Ob es der Heranziehung dieses Kriteriums noch bedarf, begegnet Zweifeln. Denn regelmäßig erreicht ein nach seiner absoluten Höhe geringfügiger Betrag zugleich 25 vH des örtlich und zeitlich notwendigen Mindestbedarfs nicht. Dies kann jedoch auf sich beruhen. Jedenfalls hat das BSG die wirtschaftliche Bedeutung eines Unterhaltsbetrages nicht außerdem noch nach seinem Verhältnis zu den anderweitigen Einkünften der geschiedenen Ehefrau beurteilt. Insbesondere dem Urteil vom 22. November 1968 - 11 RA 62/68 - (Leitsatz in VersR 1969, U 49, Nr 25) ist dies nicht zu entnehmen. Hierin wie auch im Urteil vom 19. Juni 1969 - 11 RA 138/68 - (FEVS 17, 116) hat der 11. Senat lediglich beiläufig erwogen, ob im Hinblick auf besonders hohe Einkünfte der geschiedenen Ehefrau ein Unterhaltsbetrag ungeachtet dessen als geringfügig angesehen werden kann, daß er 25 vH des örtlich und zeitlich notwendigen Mindestbedarfs erreicht oder übersteigt. Dies ist offengeblieben, weil in den konkreten Fällen der Unterhaltsbetrag jedenfalls 10 vH des sonstigen Bareinkommens der damaligen Klägerinnen ausgemacht bzw überstiegen hat. Dies ist nicht gleichbedeutend mit der Entscheidung, daß ein Unterhaltsbetrag von weniger als 10 vH der sonstigen Einkünfte der geschiedenen Ehefrau generell als geringfügig anzusehen ist (vgl hierzu auch Urteil des BSG vom 10. Dezember 1974 - 4 RJ 261/73 -).
Ob ein Unterhaltsbetrag geringfügig ist, darf nicht aufgrund eines Vergleiches mit den sonstigen Einkünften der geschiedenen Ehefrau beurteilt werden. Als Vergleichsgröße kommt lediglich der zeitlich und örtlich notwendige Mindestbedarf in Betracht. Nur dies entspricht dem Wesen und der Funktion der Hinterbliebenenrente in der gesetzlichen Rentenversicherung.
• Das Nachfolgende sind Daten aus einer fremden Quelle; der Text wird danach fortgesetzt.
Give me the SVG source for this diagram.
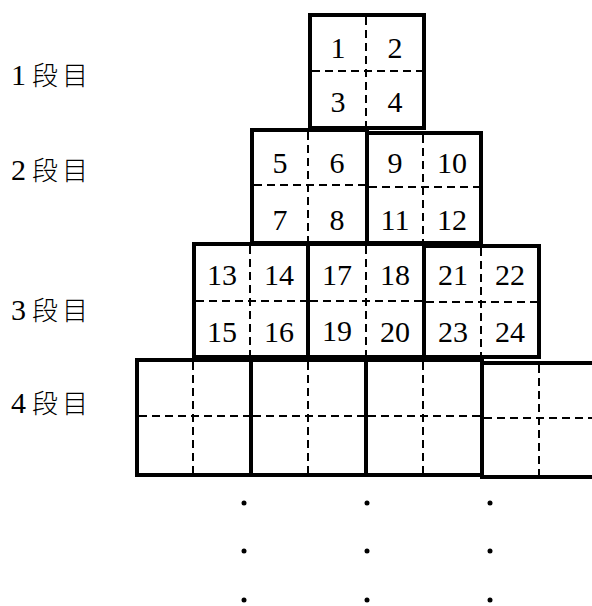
<svg xmlns="http://www.w3.org/2000/svg" width="592" height="606" viewBox="0 0 592 606">
<style>
.sq{fill:none;stroke:#000;stroke-width:4;stroke-linejoin:miter}
.ds{fill:none;stroke:#000;stroke-width:2;stroke-dasharray:8 5}
.n{font-family:"Liberation Serif","Noto Sans CJK JP",serif;font-size:30px;text-anchor:middle;fill:#000}
.lb{font-family:"Liberation Serif","Noto Sans CJK JP",serif;font-size:30px;fill:#000}
.k{font-family:"Noto Sans CJK JP","Liberation Serif",serif;font-size:26px;font-weight:300}
</style>
<rect width="592" height="606" fill="#fff"/>
<g id="labels">
<text class="lb" y="85"><tspan x="11">1</tspan><tspan class="k" x="32">段</tspan><tspan class="k" x="62">目</tspan></text>
<text class="lb" y="180"><tspan x="11">2</tspan><tspan class="k" x="32">段</tspan><tspan class="k" x="62">目</tspan></text>
<text class="lb" y="320"><tspan x="11">3</tspan><tspan class="k" x="32">段</tspan><tspan class="k" x="62">目</tspan></text>
<text class="lb" y="413"><tspan x="11">4</tspan><tspan class="k" x="32">段</tspan><tspan class="k" x="62">目</tspan></text>
</g>
<g id="row1">
<g id="sq1">
<rect class="sq" x="310" y="15" width="114" height="113"/>
<line class="ds" x1="366" y1="17" x2="366" y2="126"/>
<line class="ds" x1="312" y1="71" x2="422" y2="71"/>
<text class="n" x="338" y="58">1</text><text class="n" x="395" y="58">2</text>
<text class="n" x="338" y="112">3</text><text class="n" x="395" y="112">4</text>
</g>
</g>
<g id="row2">
<g id="sq2">
<rect class="sq" x="252" y="130" width="115" height="113"/>
<line class="ds" x1="308" y1="132" x2="308" y2="241"/>
<line class="ds" x1="254" y1="185" x2="365" y2="185"/>
<text class="n" x="280" y="173">5</text><text class="n" x="337" y="173">6</text>
<text class="n" x="280" y="230">7</text><text class="n" x="337" y="230">8</text>
</g>
<g id="sq3">
<rect class="sq" x="367" y="133" width="114" height="110"/>
<line class="ds" x1="423" y1="135" x2="423" y2="241"/>
<line class="ds" x1="369" y1="187" x2="479" y2="187"/>
<text class="n" x="395" y="173">9</text><text class="n" x="452" y="173">10</text>
<text class="n" x="395" y="230">11</text><text class="n" x="452" y="230">12</text>
</g>
</g>
<g id="row3">
<g id="sq4">
<rect class="sq" x="194" y="244" width="114" height="113"/>
<line class="ds" x1="250" y1="246" x2="250" y2="355"/>
<line class="ds" x1="196" y1="301" x2="306" y2="301"/>
<text class="n" x="222" y="285">13</text><text class="n" x="279" y="285">14</text>
<text class="n" x="222" y="342">15</text><text class="n" x="279" y="342">16</text>
</g>
<g id="sq5">
<rect class="sq" x="308" y="244" width="116" height="113"/>
<line class="ds" x1="366" y1="246" x2="366" y2="355"/>
<line class="ds" x1="310" y1="301" x2="422" y2="301"/>
<text class="n" x="337" y="285">17</text><text class="n" x="395" y="285">18</text>
<text class="n" x="337" y="341">19</text><text class="n" x="395" y="342">20</text>
</g>
<g id="sq6">
<rect class="sq" x="424" y="246" width="115" height="111"/>
<line class="ds" x1="481" y1="248" x2="481" y2="355"/>
<line class="ds" x1="426" y1="302" x2="537" y2="302"/>
<text class="n" x="453" y="285">21</text><text class="n" x="510" y="285">22</text>
<text class="n" x="453" y="342">23</text><text class="n" x="510" y="342">24</text>
</g>
</g>
<g id="row4">
<g id="sq7">
<rect class="sq" x="137" y="360" width="114" height="115"/>
<line class="ds" x1="193" y1="362" x2="193" y2="473"/>
<line class="ds" x1="139" y1="416" x2="249" y2="416"/>
</g>
<g id="sq8">
<rect class="sq" x="251" y="360" width="115" height="115"/>
<line class="ds" x1="308" y1="362" x2="308" y2="473"/>
<line class="ds" x1="253" y1="416" x2="364" y2="416"/>
</g>
<g id="sq9">
<rect class="sq" x="366" y="360" width="116" height="115"/>
<line class="ds" x1="423" y1="362" x2="423" y2="473"/>
<line class="ds" x1="368" y1="416" x2="480" y2="416"/>
</g>
<g id="sq10">
<rect class="sq" x="482" y="363" width="118" height="114"/>
<line class="ds" x1="539" y1="365" x2="539" y2="475"/>
<line class="ds" x1="484" y1="418" x2="598" y2="418"/>
</g>
</g>
<g id="dots" fill="#000">
<circle cx="244" cy="503" r="2.5"/><circle cx="367" cy="503" r="2.5"/><circle cx="490" cy="503" r="2.5"/>
<circle cx="244" cy="551" r="2.5"/><circle cx="367" cy="551" r="2.5"/><circle cx="490" cy="551" r="2.5"/>
<circle cx="244" cy="600" r="2.5"/><circle cx="367" cy="600" r="2.5"/><circle cx="490" cy="600" r="2.5"/>
</g>
</svg>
Sie ist keine individuell zweckgerichtete und bemessene Leistung und weder dem Grunde noch ihrer Höhe nach von den persönlichen Verhältnissen und Bedürfnissen des jeweiligen Anspruchstellers abhängig (vgl BSG SozR 2200 § 1265 Nr 16). Vielmehr hat sie aufgrund ihrer Unterhaltsersatzfunktion den Zweck, einen mit dem Tode des Versicherten nicht im konkreten Einzelfall, sondern typischerweise verbundenen Verlust eines Unterhaltsanspruchs oder einer Unterhaltsleistung auszugleichen. Damit kann auch die wirtschaftliche Bedeutung dieses Verlustes nur typisierend - am Maßstab des örtlich und zeitlich notwendigen Mindestbedarfs - festgestellt werden. Eine Feststellung nach den individuellen Einkommensverhältnissen des Anspruchstellers scheidet aus. Hierdurch erhielte die Hinterbliebenenrente den Charakter einer auf die persönlichen Verhältnisse und Bedürfnisse des Anspruchstellers ausgerichteten Leistung. Dies widerspricht ihrem Wesen und ihrer Funktion.
Die Unterhaltsleistungen des Versicherten an die Klägerin sind demnach nicht nur geringfügig gewesen. Dies führt zur Zurückweisung der Revision der Beklagten.
Die Kostenentscheidung beruht auf § 193 Abs 1 SGG.